Using the Ocim web console

This section focuses on how to use the web interface, as opposed to how to install, debug or develop Ocim; see the following sections for that.

Ocim's main screen

At the left there's a list of instances, and each instance has many appservers. We can create a new appserver through the Launch new AppServer button; it will automatically get the current configuration from the instance settings and use it for this server. After 1 to 2 hours, it will finish and then you need to activate the new one and deactivate the old one, to make the load balancer update its configuration so that the domain name of the instance directs to the new one. Normally we want just 1 active appserver per instance, but two or more active at once may be required in some high-resource-utilization cases. Before activating a server, there's the option to test it through a basic-auth password-protected link in the "Authenticated Link" section (the username and password are embedded in the link).
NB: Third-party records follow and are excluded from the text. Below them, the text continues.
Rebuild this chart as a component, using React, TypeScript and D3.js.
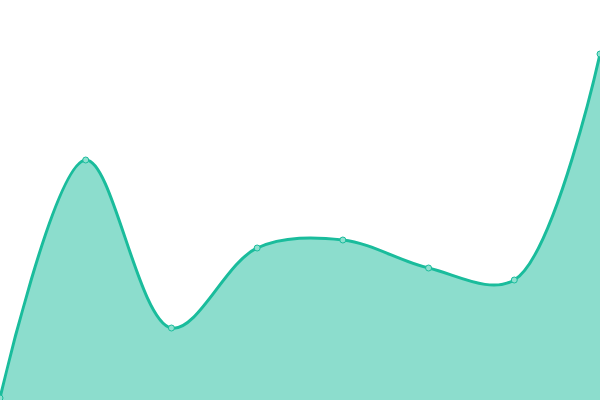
import * as d3 from 'd3';
import { useEffect, useRef } from 'react';

const WIDTH = 600;
const HEIGHT = 400;

// point labels and values
const labels = ['A', 'B', 'C', 'D', 'E', 'F', 'G', 'H'];
const values = [0.5, 60, 18, 38, 40, 33, 30, 86.5];

const LINE_COLOR = '#1abc9c';

export default function App() {
  const svgRef = useRef<SVGSVGElement>(null);

  useEffect(() => {
    if (!svgRef.current) return;
    const svg = d3.select(svgRef.current);
    svg.selectAll('*').remove();

    const x = d3.scalePoint<string>().domain(labels).range([0, WIDTH]);
    const y = d3.scaleLinear().domain([0, 100]).range([HEIGHT, 0]);

    const data = labels.map((l, i) => ({ label: l, value: values[i] }));

    const area = d3
      .area<{ label: string; value: number }>()
      .x((d) => x(d.label) as number)
      .y0(HEIGHT)
      .y1((d) => y(d.value))
      .curve(d3.curveCatmullRom);

    const line = d3
      .line<{ label: string; value: number }>()
      .x((d) => x(d.label) as number)
      .y((d) => y(d.value))
      .curve(d3.curveCatmullRom);

    svg
      .append('path')
      .datum(data)
      .attr('d', area)
      .attr('fill', LINE_COLOR)
      .attr('fill-opacity', 0.5);

    svg
      .append('path')
      .datum(data)
      .attr('d', line)
      .attr('fill', 'none')
      .attr('stroke', LINE_COLOR)
      .attr('stroke-width', 3);

    svg
      .selectAll('circle')
      .data(data)
      .enter()
      .append('circle')
      .attr('cx', (d) => x(d.label) as number)
      .attr('cy', (d) => y(d.value))
      .attr('r', 3)
      .attr('fill', '#8ee0cf')
      .attr('stroke', LINE_COLOR)
      .attr('stroke-width', 1);
  }, []);

  return (
    <div style={{ position: 'fixed', left: 0, top: 0, width: WIDTH, height: HEIGHT, background: '#fff' }}>
      <svg ref={svgRef} width={WIDTH} height={HEIGHT} style={{ display: 'block' }} />
    </div>
  );
}
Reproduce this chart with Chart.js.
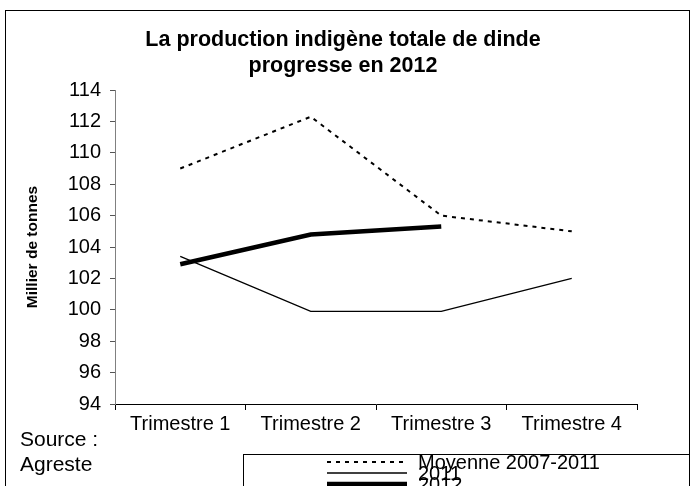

If you want to terminate a VM associated with an App Server, first you must deactivate it and then terminate. Notice that only instances with an associated pull request can have all its App Servers deactivates/terminated.

Sometimes Open edX playbook fails, and then you need to read the log, which is shown in real-time in the web console. You can fix the settings and then spawn another server. Failed and old inactive servers are automatically cleaned up after some configurable amount of days. An important feature is that Ocim grants SSH access to members of a configurable GitHub organization, so you can always SSH to an appserver's IP, even if Open edX's deployment failed, and then debug it. You can use your GitHub username and key.

To create a new instance, you use Django's admin and you need to fill in the domain name, the prefixed domain names (for Studio, e-commerce, etc.), the edx-platform/configuration branches to use, and extra ansible variables to pass to Open edX's playbook (if any). OCIM generates server hostnames from the domain name, truncating it to a fixed-length. This might cause unforseen issues if multiple instances share a sufficiently long prefix, due to duplicate hostnames. See SE-3484 as an example of such an issue. The instance settings are used for new deployments only (changing the instance settings doesn't retroactively redeploy appservers).